* TO BE DONE: Word for word, give the material below again, minus any images.

* DATASET CONTENT:

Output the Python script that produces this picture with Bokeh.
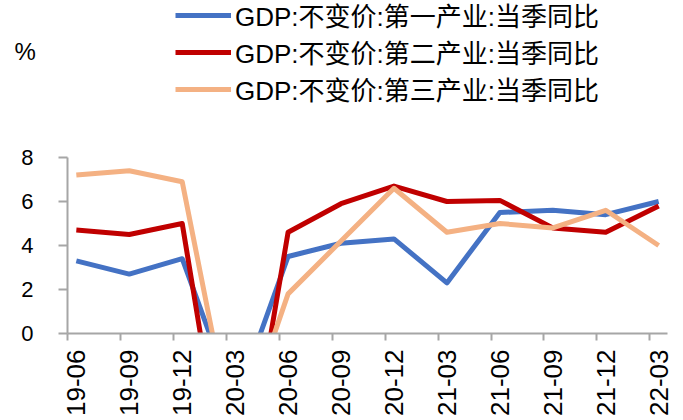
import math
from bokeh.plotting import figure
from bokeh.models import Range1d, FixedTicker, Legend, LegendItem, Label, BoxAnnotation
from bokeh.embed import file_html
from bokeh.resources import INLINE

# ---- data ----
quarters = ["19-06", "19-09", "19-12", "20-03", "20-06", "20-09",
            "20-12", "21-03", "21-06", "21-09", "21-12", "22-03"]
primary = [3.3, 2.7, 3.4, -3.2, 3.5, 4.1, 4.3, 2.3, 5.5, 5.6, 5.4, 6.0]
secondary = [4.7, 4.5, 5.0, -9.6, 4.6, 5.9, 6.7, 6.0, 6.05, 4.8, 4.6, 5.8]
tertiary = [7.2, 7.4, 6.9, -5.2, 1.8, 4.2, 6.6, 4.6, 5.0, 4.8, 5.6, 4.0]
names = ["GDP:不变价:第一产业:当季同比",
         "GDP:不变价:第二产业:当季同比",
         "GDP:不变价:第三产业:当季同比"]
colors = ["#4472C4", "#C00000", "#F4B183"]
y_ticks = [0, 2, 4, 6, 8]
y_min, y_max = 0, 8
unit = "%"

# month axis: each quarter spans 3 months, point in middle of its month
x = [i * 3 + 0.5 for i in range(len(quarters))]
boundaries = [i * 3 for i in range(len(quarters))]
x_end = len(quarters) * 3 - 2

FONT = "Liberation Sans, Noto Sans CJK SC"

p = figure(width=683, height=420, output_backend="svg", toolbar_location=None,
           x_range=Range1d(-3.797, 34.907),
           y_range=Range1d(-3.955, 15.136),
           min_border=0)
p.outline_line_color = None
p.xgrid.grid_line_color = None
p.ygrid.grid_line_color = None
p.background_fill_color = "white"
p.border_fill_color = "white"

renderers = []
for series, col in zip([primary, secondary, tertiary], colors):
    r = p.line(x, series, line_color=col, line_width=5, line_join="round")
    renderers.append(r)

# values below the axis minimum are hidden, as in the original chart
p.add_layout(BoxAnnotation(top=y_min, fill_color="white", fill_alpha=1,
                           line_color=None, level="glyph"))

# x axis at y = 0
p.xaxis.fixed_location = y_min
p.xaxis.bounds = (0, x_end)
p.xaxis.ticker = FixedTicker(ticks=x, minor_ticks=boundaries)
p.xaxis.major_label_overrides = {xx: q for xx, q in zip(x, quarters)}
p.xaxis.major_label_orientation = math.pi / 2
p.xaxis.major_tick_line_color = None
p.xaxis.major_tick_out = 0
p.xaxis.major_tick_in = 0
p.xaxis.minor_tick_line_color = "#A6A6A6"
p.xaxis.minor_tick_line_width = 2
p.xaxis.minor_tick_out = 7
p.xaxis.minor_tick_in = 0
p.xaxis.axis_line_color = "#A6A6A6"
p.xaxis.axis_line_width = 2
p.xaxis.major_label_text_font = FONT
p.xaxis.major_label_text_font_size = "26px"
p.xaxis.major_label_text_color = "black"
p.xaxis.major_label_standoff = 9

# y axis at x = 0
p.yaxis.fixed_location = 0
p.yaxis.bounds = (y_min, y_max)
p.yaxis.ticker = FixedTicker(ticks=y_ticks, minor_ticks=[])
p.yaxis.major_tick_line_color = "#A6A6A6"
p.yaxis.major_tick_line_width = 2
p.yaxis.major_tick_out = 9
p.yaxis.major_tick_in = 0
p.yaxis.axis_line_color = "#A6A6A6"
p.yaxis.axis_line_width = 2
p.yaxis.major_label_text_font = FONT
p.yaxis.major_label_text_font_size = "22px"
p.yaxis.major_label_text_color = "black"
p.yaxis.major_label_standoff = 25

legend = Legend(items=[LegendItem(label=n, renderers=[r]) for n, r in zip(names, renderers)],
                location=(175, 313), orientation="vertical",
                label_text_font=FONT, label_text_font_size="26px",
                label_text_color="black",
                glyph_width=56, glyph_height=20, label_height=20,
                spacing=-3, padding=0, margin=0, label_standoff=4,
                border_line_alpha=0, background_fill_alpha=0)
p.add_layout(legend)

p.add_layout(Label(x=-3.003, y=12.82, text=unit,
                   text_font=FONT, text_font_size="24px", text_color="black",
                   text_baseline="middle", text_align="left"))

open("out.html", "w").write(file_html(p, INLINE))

* RESPONSE TO THIS TASK:
Output the Python script that produces this picture with Bokeh.
import math
from bokeh.plotting import figure
from bokeh.models import Range1d, FixedTicker, Legend, LegendItem, Label, BoxAnnotation
from bokeh.embed import file_html
from bokeh.resources import INLINE

# ---- data ----
quarters = ["19-06", "19-09", "19-12", "20-03", "20-06", "20-09",
            "20-12", "21-03", "21-06", "21-09", "21-12", "22-03"]
primary = [3.3, 2.7, 3.4, -3.2, 3.5, 4.1, 4.3, 2.3, 5.5, 5.6, 5.4, 6.0]
secondary = [4.7, 4.5, 5.0, -9.6, 4.6, 5.9, 6.7, 6.0, 6.05, 4.8, 4.6, 5.8]
tertiary = [7.2, 7.4, 6.9, -5.2, 1.8, 4.2, 6.6, 4.6, 5.0, 4.8, 5.6, 4.0]
names = ["GDP:不变价:第一产业:当季同比",
         "GDP:不变价:第二产业:当季同比",
         "GDP:不变价:第三产业:当季同比"]
colors = ["#4472C4", "#C00000", "#F4B183"]
y_ticks = [0, 2, 4, 6, 8]
y_min, y_max = 0, 8
unit = "%"

# month axis: each quarter spans 3 months, point in middle of its month
x = [i * 3 + 0.5 for i in range(len(quarters))]
boundaries = [i * 3 for i in range(len(quarters))]
x_end = len(quarters) * 3 - 2

FONT = "Liberation Sans, Noto Sans CJK SC"

p = figure(width=683, height=420, output_backend="svg", toolbar_location=None,
           x_range=Range1d(-3.797, 34.907),
           y_range=Range1d(-3.955, 15.136),
           min_border=0)
p.outline_line_color = None
p.xgrid.grid_line_color = None
p.ygrid.grid_line_color = None
p.background_fill_color = "white"
p.border_fill_color = "white"

renderers = []
for series, col in zip([primary, secondary, tertiary], colors):
    r = p.line(x, series, line_color=col, line_width=5, line_join="round")
    renderers.append(r)

# values below the axis minimum are hidden, as in the original chart
p.add_layout(BoxAnnotation(top=y_min, fill_color="white", fill_alpha=1,
                           line_color=None, level="glyph"))

# x axis at y = 0
p.xaxis.fixed_location = y_min
p.xaxis.bounds = (0, x_end)
p.xaxis.ticker = FixedTicker(ticks=x, minor_ticks=boundaries)
p.xaxis.major_label_overrides = {xx: q for xx, q in zip(x, quarters)}
p.xaxis.major_label_orientation = math.pi / 2
p.xaxis.major_tick_line_color = None
p.xaxis.major_tick_out = 0
p.xaxis.major_tick_in = 0
p.xaxis.minor_tick_line_color = "#A6A6A6"
p.xaxis.minor_tick_line_width = 2
p.xaxis.minor_tick_out = 7
p.xaxis.minor_tick_in = 0
p.xaxis.axis_line_color = "#A6A6A6"
p.xaxis.axis_line_width = 2
p.xaxis.major_label_text_font = FONT
p.xaxis.major_label_text_font_size = "26px"
p.xaxis.major_label_text_color = "black"
p.xaxis.major_label_standoff = 9

# y axis at x = 0
p.yaxis.fixed_location = 0
p.yaxis.bounds = (y_min, y_max)
p.yaxis.ticker = FixedTicker(ticks=y_ticks, minor_ticks=[])
p.yaxis.major_tick_line_color = "#A6A6A6"
p.yaxis.major_tick_line_width = 2
p.yaxis.major_tick_out = 9
p.yaxis.major_tick_in = 0
p.yaxis.axis_line_color = "#A6A6A6"
p.yaxis.axis_line_width = 2
p.yaxis.major_label_text_font = FONT
p.yaxis.major_label_text_font_size = "22px"
p.yaxis.major_label_text_color = "black"
p.yaxis.major_label_standoff = 25

legend = Legend(items=[LegendItem(label=n, renderers=[r]) for n, r in zip(names, renderers)],
                location=(175, 313), orientation="vertical",
                label_text_font=FONT, label_text_font_size="26px",
                label_text_color="black",
                glyph_width=56, glyph_height=20, label_height=20,
                spacing=-3, padding=0, margin=0, label_standoff=4,
                border_line_alpha=0, background_fill_alpha=0)
p.add_layout(legend)

p.add_layout(Label(x=-3.003, y=12.82, text=unit,
                   text_font=FONT, text_font_size="24px", text_color="black",
                   text_baseline="middle", text_align="left"))

open("out.html", "w").write(file_html(p, INLINE))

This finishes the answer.